Shauna dialed 911. Officer Steve Womack of the Iola Police Department arrived and began to administer CPR. As he carried Skye toward the ambulance, Berntsen remembers him saying that it was OK, he could still feel a heartbeat. She was 2 months and 16 days old.
“After Skye died, I wanted to go back overseas to Iraq. I just didn’t want to be here anymore. But they wouldn’t let me. They won’t let you return to service, if something bad like that’s happened.”

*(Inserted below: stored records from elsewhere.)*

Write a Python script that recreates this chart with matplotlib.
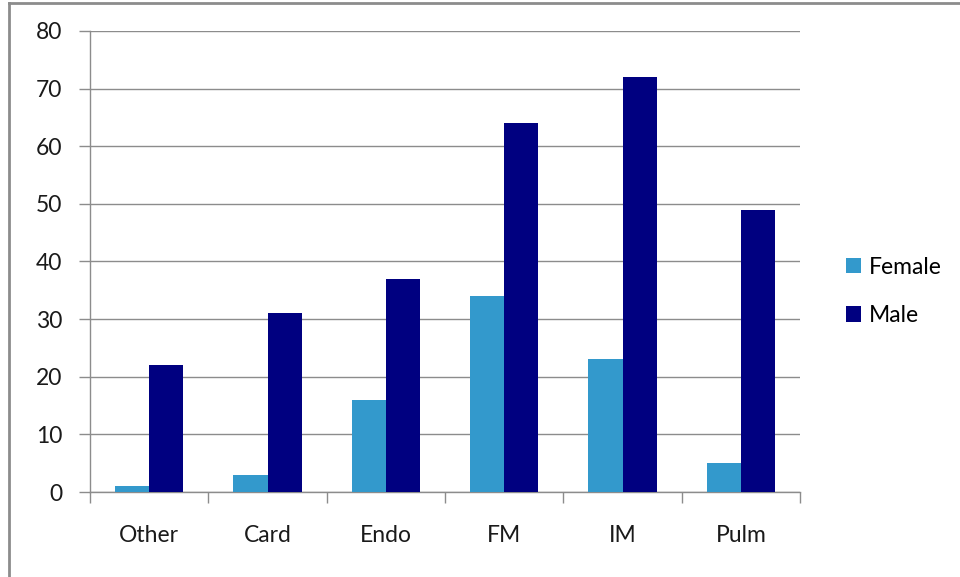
import numpy as np
import matplotlib.pyplot as plt
from matplotlib.lines import Line2D

# Counts by specialty and sex
categories = ['Other', 'Card', 'Endo', 'FM', 'IM', 'Pulm']
female = [1, 3, 16, 34, 23, 5]
male = [22, 31, 37, 64, 72, 49]

plt.rcParams['font.family'] = ['Lato', 'DejaVu Sans']
fs = 16.5

fig = plt.figure(figsize=(9.6, 5.77), dpi=100)
ax = fig.add_axes([0.09375, 0.1473, 0.7396, 0.799])

x = np.arange(len(categories))
w = 0.29
ax.bar(x - w / 2, female, w, color='#3399CC', label='Female', zorder=3)
ax.bar(x + w / 2, male, w, color='#000080', label='Male', zorder=3)

ax.set_xlim(-0.5, len(categories) - 0.5)
ax.set_ylim(0, 80)
ax.set_yticks(range(0, 81, 10))
ax.yaxis.grid(True, color='#8C8C8C', linewidth=1, zorder=0)

# category labels centred, ticks on the boundaries
ax.set_xticks(x)
ax.set_xticklabels(categories)
ax.set_xticks(np.arange(-0.5, len(categories)), minor=True)
ax.tick_params(axis='x', which='major', length=0, pad=24, labelsize=fs, labelcolor='#1a1a1a')
ax.tick_params(axis='x', which='minor', length=8, width=1, color='#8C8C8C')
ax.tick_params(axis='y', length=8, width=1, color='#8C8C8C', pad=12, labelsize=fs, labelcolor='#1a1a1a')

for s in ['top', 'right']:
    ax.spines[s].set_visible(False)
for s in ['left', 'bottom']:
    ax.spines[s].set_color('#8C8C8C')
    ax.spines[s].set_linewidth(1)

fig.legend(loc='center left', bbox_to_anchor=(0.86, 0.495), frameon=False,
           fontsize=fs, handlelength=0.65, handleheight=0.65, handletextpad=0.35,
           labelspacing=1.2)

# outer chart frame
fig.add_artist(Line2D([0.0089, 0.0089], [0, 0.995], color='#8C8C8C', linewidth=2))
fig.add_artist(Line2D([0.0089, 1], [0.995, 0.995], color='#8C8C8C', linewidth=2))

fig.savefig('out.png', dpi=100, facecolor='white')
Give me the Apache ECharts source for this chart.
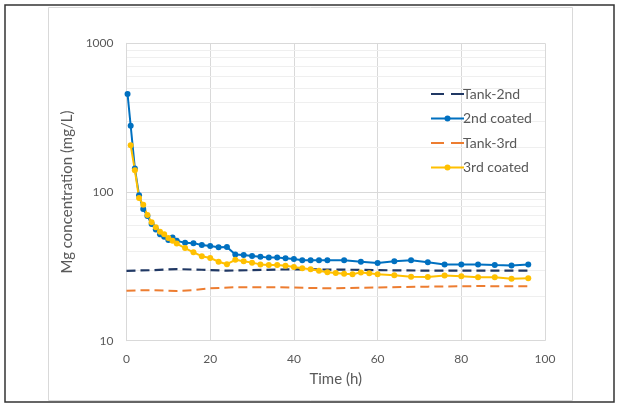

Berntsen stumbled under the weight of her grief for years, and does still. But, in time, the couple conceived a second child, Isabelle, now 9. “When I got pregnant with Isabelle, that’s when I decided to get out of the military. I didn’t have a choice leaving Skye, but if I stayed in the military, I was making a choice to leave Isabelle behind and I couldn’t bring myself to do it.”
Next, there was Hunter, now 6, and Jaxson, 3.